Questneers : Junho Lee (Seoul National University), Seung-Jae V. Lee (KAIST)
Aging research began in earnest in the 2000s and has expanded from cellular level to organismal level research. Starting with telomerase research, the possibility of anti-aging has recently begun to be raised by controlling the expression of Yamanaka factors. Various directions of anti-aging research are being conducted, including these attempts, senescent cell removal, young blood transfusion, and cellular reprogramming. However, opinions are still divided on whether anti-aging occurring at specific cell and tissue levels can be applied to the organismal level. There are also concerns that anti-aging processes could cause diseases such as cancer through abnormal cell division. Nevertheless, anti-aging research is an important challenge for solving aging population problems and extending healthy lifespan. Can anti-aging really be achieved?
Humanity’s interest in aging has continued since ancient times, as recorded in history, but understanding the complex life phenomenon of aging was difficult, so aging research has long been one of humanity’s representative challenges. However, the secrets of aging began to be revealed one by one from the 1990s. Currently, research on cellular senescence has accumulated, and research to understand organismal aging is being actively conducted. Now humanity has reached the stage of raising the question of reverse aging. The research accumulated so far on aging and reverse aging induction is raising expectations for anti-aging to new heights. Indeed, is it possible to develop technology that can reverse aging and return to a previous ‘young’ state beyond slowing aging?
Cellular level aging research began when Professor Leonard Hayflick presented research showing that cells do not persist indefinitely, and has made considerable progress. In the 2000s, success was achieved in returning adult cells to stem cells through Yamanaka factors, and aging research based on this is also being conducted. In 2010, Professor Ronald DePinho published a paper claiming success in reversing aging by re-expressing telomerase enzyme in mice, and the possibility of anti-aging began to emerge in earnest. Meanwhile, as senescent cells became identifiable, attempts to find ways to control aging at the organismal level are being actively pursued.
Anti-aging research that started with sirtuin protein and NAD research in the past is currently developing in various directions. Particularly, various approaches such as senolytic and young blood transfusion (parabiosis) are being attempted, and recently attention is focused on cellular reprogramming research through overexpression of Yamanaka factors. These studies are expanding to the organismal level based on successful anti-aging results at the cellular level and are being studied more precisely by tissue. When these various attempts are organically combined, powerful anti-aging effects can be expected.

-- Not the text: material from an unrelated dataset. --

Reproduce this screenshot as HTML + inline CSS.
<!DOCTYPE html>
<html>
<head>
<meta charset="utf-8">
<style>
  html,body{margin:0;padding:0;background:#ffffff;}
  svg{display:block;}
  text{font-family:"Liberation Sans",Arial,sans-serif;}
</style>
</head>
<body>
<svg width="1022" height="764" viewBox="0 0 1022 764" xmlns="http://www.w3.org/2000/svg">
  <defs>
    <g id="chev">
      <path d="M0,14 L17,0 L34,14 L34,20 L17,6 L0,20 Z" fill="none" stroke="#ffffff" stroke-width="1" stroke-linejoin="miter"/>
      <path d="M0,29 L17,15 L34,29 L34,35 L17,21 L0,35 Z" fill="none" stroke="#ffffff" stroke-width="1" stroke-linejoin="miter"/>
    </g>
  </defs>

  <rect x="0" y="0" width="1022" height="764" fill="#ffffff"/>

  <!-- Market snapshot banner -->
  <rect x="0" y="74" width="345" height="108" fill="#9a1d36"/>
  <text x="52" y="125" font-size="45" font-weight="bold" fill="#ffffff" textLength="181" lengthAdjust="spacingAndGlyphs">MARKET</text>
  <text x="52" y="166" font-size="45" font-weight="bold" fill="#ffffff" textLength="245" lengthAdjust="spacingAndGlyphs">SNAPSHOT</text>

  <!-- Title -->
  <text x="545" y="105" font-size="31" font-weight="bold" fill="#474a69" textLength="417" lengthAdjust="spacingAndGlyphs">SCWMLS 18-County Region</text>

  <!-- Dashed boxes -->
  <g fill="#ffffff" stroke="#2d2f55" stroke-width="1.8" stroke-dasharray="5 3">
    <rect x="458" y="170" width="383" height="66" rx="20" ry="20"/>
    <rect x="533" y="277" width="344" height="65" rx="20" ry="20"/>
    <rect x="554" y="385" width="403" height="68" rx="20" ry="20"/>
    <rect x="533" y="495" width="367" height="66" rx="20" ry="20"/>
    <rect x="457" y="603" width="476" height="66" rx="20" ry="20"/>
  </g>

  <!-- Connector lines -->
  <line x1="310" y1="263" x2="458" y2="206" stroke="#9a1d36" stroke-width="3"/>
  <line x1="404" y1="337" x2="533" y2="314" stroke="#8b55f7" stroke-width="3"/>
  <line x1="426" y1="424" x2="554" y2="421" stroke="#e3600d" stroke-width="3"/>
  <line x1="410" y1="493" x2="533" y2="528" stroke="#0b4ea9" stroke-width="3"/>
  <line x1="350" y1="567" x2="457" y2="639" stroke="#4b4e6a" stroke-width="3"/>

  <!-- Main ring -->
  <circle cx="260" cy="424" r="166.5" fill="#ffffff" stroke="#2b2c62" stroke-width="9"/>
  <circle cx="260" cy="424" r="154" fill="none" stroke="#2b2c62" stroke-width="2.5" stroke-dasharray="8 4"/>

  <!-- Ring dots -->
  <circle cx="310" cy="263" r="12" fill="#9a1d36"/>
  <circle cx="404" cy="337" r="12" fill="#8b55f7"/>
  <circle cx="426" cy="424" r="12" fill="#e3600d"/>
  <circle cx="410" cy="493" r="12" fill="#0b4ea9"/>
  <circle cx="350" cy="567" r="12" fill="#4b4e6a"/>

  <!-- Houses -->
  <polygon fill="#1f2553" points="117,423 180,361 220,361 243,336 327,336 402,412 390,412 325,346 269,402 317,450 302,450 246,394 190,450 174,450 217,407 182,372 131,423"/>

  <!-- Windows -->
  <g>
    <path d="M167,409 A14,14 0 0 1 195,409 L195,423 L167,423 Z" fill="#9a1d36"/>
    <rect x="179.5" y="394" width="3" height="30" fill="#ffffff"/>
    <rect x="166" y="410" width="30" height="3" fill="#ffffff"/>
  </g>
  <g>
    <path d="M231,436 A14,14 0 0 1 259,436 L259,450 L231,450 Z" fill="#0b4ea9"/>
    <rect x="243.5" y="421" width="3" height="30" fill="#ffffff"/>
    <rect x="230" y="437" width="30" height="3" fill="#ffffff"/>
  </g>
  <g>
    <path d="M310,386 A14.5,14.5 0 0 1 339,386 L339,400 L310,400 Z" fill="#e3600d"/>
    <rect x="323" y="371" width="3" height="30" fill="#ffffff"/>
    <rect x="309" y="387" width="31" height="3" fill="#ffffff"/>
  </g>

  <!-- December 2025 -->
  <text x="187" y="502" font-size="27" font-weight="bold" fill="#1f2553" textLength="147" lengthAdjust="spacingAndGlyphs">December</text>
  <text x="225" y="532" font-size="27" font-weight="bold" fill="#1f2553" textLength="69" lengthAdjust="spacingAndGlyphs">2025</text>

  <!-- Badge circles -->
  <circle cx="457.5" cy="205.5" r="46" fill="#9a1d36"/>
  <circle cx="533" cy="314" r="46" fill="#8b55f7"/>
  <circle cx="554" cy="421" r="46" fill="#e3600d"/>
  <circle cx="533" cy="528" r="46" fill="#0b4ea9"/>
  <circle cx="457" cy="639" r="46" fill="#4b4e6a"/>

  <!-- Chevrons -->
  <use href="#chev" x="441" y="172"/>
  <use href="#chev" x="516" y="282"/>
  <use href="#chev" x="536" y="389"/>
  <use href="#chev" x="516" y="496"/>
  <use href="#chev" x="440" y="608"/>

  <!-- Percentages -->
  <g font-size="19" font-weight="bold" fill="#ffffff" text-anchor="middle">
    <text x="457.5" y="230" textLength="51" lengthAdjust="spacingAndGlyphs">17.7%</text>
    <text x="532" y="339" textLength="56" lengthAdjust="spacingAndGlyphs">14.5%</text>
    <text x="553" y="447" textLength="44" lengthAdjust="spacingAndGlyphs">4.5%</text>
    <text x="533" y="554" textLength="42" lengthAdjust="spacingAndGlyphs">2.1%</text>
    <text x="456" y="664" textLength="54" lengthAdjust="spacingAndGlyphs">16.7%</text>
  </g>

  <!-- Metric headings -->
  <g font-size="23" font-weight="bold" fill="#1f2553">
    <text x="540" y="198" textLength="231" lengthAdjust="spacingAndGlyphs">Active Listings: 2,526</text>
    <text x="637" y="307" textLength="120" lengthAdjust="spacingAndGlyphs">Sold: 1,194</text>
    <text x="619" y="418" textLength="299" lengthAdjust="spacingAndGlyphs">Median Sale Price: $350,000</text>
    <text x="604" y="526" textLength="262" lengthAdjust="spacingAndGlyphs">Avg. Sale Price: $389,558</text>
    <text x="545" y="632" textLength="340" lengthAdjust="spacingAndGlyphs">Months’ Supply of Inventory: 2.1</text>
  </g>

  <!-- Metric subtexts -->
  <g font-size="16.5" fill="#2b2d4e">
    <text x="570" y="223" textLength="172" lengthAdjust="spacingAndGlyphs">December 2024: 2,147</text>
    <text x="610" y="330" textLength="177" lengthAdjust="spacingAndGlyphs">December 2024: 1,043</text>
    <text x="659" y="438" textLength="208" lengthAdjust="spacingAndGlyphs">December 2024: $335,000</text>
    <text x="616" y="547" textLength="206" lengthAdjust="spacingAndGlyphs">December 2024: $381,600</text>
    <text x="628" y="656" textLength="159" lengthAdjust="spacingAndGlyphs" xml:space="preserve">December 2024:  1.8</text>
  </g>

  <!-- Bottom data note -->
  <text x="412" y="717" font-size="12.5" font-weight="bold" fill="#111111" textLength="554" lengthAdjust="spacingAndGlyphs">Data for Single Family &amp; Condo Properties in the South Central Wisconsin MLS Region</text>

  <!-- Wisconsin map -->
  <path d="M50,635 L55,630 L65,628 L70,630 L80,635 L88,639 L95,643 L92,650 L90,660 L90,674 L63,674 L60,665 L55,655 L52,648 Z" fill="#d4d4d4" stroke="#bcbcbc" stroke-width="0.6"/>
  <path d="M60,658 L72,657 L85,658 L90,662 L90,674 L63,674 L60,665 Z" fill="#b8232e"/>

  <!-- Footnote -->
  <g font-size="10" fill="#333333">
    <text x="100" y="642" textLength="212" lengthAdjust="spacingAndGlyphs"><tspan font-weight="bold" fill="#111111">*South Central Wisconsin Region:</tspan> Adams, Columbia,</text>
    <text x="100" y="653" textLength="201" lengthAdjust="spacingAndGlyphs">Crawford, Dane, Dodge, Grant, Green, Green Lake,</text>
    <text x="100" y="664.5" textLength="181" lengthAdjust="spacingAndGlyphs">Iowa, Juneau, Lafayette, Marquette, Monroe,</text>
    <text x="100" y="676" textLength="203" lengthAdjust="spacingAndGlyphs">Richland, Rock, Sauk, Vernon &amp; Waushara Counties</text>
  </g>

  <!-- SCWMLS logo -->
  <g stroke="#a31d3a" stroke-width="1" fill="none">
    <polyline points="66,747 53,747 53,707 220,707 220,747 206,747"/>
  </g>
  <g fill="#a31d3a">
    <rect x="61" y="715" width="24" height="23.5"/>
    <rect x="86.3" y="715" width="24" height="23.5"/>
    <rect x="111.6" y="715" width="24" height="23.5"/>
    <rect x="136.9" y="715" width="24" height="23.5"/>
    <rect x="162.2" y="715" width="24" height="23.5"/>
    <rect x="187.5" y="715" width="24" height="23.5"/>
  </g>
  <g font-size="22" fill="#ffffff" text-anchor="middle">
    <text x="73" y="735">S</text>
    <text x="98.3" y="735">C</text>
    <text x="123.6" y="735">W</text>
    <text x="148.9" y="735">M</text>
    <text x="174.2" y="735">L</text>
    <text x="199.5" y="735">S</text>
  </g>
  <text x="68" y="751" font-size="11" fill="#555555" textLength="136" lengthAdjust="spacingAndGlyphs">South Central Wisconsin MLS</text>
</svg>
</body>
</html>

However, if these methods induce cells to continue dividing without aging, side effects such as cancer development may occur. Senescent cells secrete signaling factors to surrounding cells to maintain and regulate tissues. Therefore, if biological aging is inappropriately reversed, the possibility of various diseases and side effects including cancer at the organismal level cannot be excluded. Moreover, currently reported research results deal with only some of the various biological mechanisms of aging, so it is difficult to say they solve the core problems of anti-aging. In anti-aging research, studying aging at the organismal level is much more delicate and complex than cellular level aging research, and difficult challenges lie ahead before medical commercialization.

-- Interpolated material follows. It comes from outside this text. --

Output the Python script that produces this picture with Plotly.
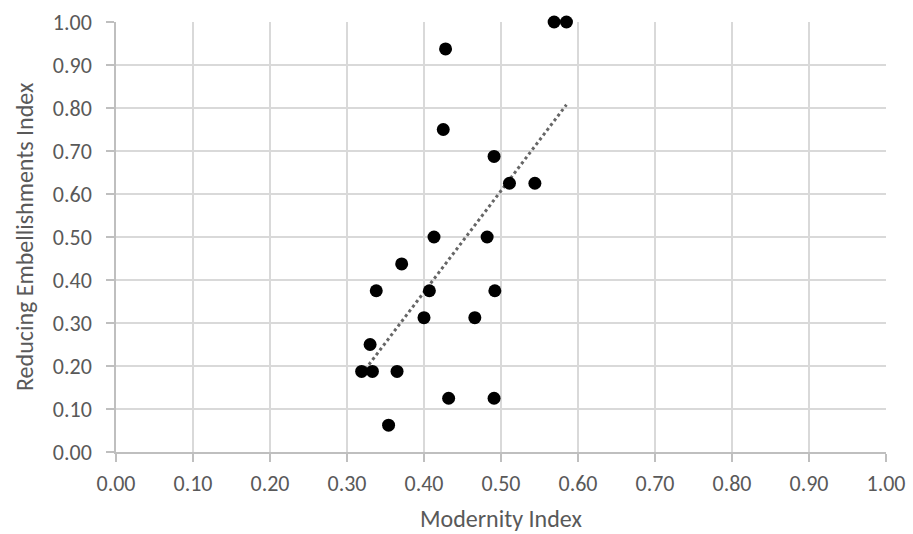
import numpy as np
import plotly.graph_objects as go

modernity = [0.569, 0.585, 0.428, 0.425, 0.491, 0.511, 0.544, 0.413, 0.482, 0.371, 0.338,
             0.407, 0.492, 0.400, 0.466, 0.330, 0.319, 0.333, 0.365, 0.432, 0.491, 0.354]
embellish = [1.0, 1.0, 0.9375, 0.75, 0.6875, 0.625, 0.625, 0.5, 0.5, 0.4375, 0.375,
             0.375, 0.375, 0.3125, 0.3125, 0.25, 0.1875, 0.1875, 0.1875, 0.125, 0.125, 0.0625]
tick_vals = [i / 10 for i in range(11)]
tick_text = [f"{v:.2f}" for v in tick_vals]
x_title = "Modernity Index"
y_title = "Reducing Embellishments Index"

slope, intercept = np.polyfit(modernity, embellish, 1)
tx = np.array([min(modernity), max(modernity)])
ty = slope * tx + intercept

FONT = "Carlito, Calibri, Lato, sans-serif"
GRAY = "#595959"

fig = go.Figure()
fig.add_trace(go.Scatter(x=tx, y=ty, mode="lines",
                         line=dict(color="#666666", width=3, dash="dot"),
                         showlegend=False, hoverinfo="skip"))
fig.add_trace(go.Scatter(x=modernity, y=embellish, mode="markers",
                         marker=dict(color="black", size=13),
                         cliponaxis=False, showlegend=False))

axis_common = dict(range=[0, 1], tickvals=tick_vals, ticktext=tick_text,
                   showgrid=True, gridcolor="#d9d9d9", gridwidth=1.5,
                   zeroline=False, showline=True, linecolor="#bfbfbf", linewidth=1.5,
                   ticks="outside", ticklen=8, tickcolor="#bfbfbf", tickwidth=1.5,
                   tickfont=dict(family=FONT, size=22, color=GRAY),
                   fixedrange=True, automargin=False)

fig.update_layout(
    width=913, height=534,
    margin=dict(l=116, r=27, t=22, b=82),
    paper_bgcolor="white", plot_bgcolor="white",
    xaxis=dict(**axis_common, ticklabelstandoff=3),
    yaxis=dict(**axis_common, ticklabelstandoff=10),
)
fig.add_annotation(text=x_title, xref="paper", yref="paper", x=0.5, y=0,
                   yshift=-66, xanchor="center", yanchor="middle", showarrow=False,
                   font=dict(family=FONT, size=24, color=GRAY))
fig.add_annotation(text=y_title, xref="paper", yref="paper", x=0, y=0.5,
                   xshift=-92, xanchor="center", yanchor="middle", textangle=-90,
                   showarrow=False, font=dict(family=FONT, size=24, color=GRAY))

fig.write_html("out.html", config={"displayModeBar": False},
               post_script="document.body.style.margin='0';")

Meanwhile, establishing and standardizing thorough verification procedures is extremely important for conducting anti-aging research in earnest. There have been countless cases of frustration in anti-aging research by focusing only on specific factors. Therefore, it is necessary to present reasonable standards for verifying anti-aging effects and to monitor and verify them long-term and continuously. Simply making skin younger or turning white hair black and other specific phenomenon improvements are easy tasks, but comprehensively defining and judging aging or anti-aging phenomena throughout the human body including the brain is not easy due to human complexity. If these verification procedures are not established preemptively, organismal level anti-aging research will be difficult to accumulate.
In conclusion, it is time to present core technologies that can achieve organismal level anti-aging by synthesizing existing research.